>> begin
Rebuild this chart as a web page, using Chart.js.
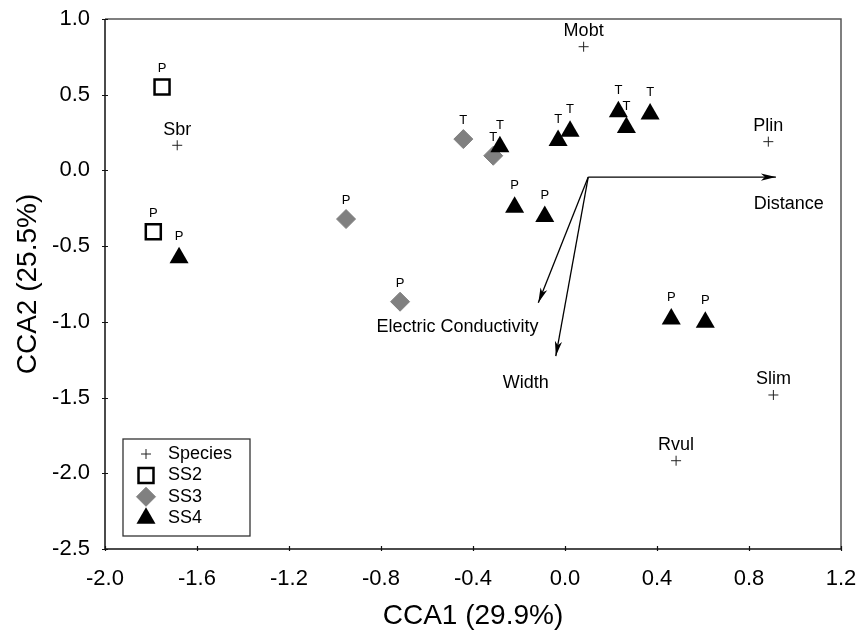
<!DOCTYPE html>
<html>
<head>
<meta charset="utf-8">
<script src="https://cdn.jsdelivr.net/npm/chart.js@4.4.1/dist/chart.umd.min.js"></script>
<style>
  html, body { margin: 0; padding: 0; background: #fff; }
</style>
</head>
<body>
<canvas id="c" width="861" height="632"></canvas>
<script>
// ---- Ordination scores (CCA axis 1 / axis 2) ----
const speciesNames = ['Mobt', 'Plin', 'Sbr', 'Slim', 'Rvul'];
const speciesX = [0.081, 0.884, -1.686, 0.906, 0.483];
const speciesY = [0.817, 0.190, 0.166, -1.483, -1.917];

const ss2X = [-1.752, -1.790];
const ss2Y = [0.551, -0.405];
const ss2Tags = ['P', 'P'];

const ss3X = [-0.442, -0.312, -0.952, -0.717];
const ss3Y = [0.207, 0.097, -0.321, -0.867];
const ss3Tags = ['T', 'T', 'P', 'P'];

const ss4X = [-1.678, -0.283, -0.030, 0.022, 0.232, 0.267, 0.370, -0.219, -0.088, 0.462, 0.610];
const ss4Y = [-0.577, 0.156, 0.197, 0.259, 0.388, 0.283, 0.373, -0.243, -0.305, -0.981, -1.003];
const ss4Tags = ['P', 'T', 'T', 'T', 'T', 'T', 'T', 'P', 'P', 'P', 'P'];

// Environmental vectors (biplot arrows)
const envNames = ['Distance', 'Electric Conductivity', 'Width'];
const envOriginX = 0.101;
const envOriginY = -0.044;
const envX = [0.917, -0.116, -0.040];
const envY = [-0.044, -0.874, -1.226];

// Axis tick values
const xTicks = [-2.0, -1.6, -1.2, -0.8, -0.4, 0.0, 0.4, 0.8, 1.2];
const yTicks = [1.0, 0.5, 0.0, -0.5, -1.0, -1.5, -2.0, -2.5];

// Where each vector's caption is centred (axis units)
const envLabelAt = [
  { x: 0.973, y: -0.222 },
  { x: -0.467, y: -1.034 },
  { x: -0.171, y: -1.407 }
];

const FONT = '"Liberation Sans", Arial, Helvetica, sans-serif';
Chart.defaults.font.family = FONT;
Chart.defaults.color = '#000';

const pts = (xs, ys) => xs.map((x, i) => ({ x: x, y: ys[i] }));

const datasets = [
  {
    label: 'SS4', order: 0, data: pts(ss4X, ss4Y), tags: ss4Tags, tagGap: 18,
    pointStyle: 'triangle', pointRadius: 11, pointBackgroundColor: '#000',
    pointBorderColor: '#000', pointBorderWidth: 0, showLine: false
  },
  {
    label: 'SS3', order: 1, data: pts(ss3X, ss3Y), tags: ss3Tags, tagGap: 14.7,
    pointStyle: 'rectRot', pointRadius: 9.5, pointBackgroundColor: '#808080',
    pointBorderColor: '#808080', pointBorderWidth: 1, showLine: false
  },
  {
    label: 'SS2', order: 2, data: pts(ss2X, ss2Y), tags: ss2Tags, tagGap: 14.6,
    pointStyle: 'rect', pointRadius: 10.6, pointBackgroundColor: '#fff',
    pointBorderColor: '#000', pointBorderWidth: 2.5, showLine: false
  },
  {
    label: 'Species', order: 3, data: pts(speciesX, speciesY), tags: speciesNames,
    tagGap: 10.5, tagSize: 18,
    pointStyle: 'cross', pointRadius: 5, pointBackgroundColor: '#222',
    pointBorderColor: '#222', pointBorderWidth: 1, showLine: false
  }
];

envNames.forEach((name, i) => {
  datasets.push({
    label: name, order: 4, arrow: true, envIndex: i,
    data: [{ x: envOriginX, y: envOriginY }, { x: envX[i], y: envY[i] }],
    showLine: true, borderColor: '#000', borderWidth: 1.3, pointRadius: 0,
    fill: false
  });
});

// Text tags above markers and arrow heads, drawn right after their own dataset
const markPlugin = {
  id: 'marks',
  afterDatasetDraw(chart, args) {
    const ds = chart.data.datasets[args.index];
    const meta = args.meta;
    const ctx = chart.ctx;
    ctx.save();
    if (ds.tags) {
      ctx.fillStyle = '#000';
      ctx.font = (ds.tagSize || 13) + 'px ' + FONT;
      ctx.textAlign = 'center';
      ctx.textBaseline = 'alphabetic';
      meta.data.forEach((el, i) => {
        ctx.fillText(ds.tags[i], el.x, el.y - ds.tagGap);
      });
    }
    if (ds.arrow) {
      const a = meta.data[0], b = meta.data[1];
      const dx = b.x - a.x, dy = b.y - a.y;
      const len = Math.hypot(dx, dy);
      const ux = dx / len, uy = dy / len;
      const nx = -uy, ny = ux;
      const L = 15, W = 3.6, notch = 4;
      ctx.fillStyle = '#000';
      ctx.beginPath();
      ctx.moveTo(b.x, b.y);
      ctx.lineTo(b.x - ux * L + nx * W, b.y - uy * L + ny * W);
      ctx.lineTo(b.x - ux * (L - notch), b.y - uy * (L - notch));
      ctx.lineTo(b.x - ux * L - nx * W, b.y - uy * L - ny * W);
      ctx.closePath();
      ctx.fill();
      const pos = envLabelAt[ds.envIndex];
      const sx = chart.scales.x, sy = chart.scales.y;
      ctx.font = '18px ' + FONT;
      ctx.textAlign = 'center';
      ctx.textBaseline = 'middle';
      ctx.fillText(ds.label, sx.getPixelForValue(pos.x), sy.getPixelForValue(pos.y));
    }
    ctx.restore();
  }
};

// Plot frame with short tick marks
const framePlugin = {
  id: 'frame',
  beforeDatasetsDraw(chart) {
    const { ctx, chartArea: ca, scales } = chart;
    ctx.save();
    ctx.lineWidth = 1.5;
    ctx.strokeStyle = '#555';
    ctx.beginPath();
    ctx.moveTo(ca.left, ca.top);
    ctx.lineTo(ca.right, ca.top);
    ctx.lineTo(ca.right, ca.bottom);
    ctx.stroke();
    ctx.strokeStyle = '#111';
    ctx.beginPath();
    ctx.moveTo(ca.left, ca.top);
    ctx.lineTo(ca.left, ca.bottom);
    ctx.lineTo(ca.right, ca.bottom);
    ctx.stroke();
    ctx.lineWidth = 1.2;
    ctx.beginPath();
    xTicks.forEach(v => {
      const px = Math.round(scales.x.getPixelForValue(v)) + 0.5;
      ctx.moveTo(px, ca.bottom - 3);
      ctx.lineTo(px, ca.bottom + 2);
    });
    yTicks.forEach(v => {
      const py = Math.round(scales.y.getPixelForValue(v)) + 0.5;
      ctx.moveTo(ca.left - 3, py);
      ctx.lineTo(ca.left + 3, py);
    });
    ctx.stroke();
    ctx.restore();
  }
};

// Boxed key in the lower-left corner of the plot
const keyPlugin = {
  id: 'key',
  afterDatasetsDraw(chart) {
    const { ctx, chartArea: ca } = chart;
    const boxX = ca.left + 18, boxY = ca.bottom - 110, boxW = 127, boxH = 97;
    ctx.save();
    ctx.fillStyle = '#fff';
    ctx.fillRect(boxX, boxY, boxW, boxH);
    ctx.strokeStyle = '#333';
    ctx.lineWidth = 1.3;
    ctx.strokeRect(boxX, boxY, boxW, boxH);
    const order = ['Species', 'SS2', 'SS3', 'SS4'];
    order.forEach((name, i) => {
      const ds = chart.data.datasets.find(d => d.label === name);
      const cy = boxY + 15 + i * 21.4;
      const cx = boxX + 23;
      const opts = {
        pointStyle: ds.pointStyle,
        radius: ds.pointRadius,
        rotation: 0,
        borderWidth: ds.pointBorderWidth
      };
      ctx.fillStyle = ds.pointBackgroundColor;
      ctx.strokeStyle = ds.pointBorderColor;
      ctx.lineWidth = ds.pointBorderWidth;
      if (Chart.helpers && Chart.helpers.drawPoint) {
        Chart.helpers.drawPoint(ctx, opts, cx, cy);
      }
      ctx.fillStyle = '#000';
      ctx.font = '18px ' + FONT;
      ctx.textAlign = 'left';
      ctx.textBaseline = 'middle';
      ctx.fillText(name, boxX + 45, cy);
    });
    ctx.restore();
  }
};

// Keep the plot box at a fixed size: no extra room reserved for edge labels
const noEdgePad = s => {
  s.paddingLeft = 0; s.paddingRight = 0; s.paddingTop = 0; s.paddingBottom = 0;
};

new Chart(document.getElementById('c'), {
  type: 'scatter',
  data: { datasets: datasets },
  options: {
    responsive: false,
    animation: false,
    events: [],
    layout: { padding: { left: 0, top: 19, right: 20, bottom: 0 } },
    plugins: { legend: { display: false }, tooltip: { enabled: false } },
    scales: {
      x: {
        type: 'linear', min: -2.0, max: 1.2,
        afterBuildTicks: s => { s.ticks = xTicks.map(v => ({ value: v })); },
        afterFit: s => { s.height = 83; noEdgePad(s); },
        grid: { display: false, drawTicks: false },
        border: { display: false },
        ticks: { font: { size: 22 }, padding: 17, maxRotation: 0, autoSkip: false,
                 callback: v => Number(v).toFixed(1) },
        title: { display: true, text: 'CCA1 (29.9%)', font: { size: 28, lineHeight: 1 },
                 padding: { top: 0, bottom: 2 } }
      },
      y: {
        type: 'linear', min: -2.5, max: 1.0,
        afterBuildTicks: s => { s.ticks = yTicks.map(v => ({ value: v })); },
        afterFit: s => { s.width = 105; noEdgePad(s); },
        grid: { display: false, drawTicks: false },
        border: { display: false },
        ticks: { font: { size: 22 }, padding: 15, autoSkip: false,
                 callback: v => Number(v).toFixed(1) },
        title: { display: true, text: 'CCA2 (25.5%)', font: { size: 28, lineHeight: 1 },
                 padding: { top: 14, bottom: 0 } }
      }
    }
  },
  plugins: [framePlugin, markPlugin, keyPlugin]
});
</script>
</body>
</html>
>> end
• _What needs to be done_:
Repeat only the lines between the start of the data and the line with "const speciesY = [0.817, 0.190, 0.166, -1.483, -1.917];", including those two lines, and skip the pictures.

• _Result_:
Rebuild this chart as a web page, using Chart.js.
<!DOCTYPE html>
<html>
<head>
<meta charset="utf-8">
<script src="https://cdn.jsdelivr.net/npm/chart.js@4.4.1/dist/chart.umd.min.js"></script>
<style>
  html, body { margin: 0; padding: 0; background: #fff; }
</style>
</head>
<body>
<canvas id="c" width="861" height="632"></canvas>
<script>
// ---- Ordination scores (CCA axis 1 / axis 2) ----
const speciesNames = ['Mobt', 'Plin', 'Sbr', 'Slim', 'Rvul'];
const speciesX = [0.081, 0.884, -1.686, 0.906, 0.483];
const speciesY = [0.817, 0.190, 0.166, -1.483, -1.917];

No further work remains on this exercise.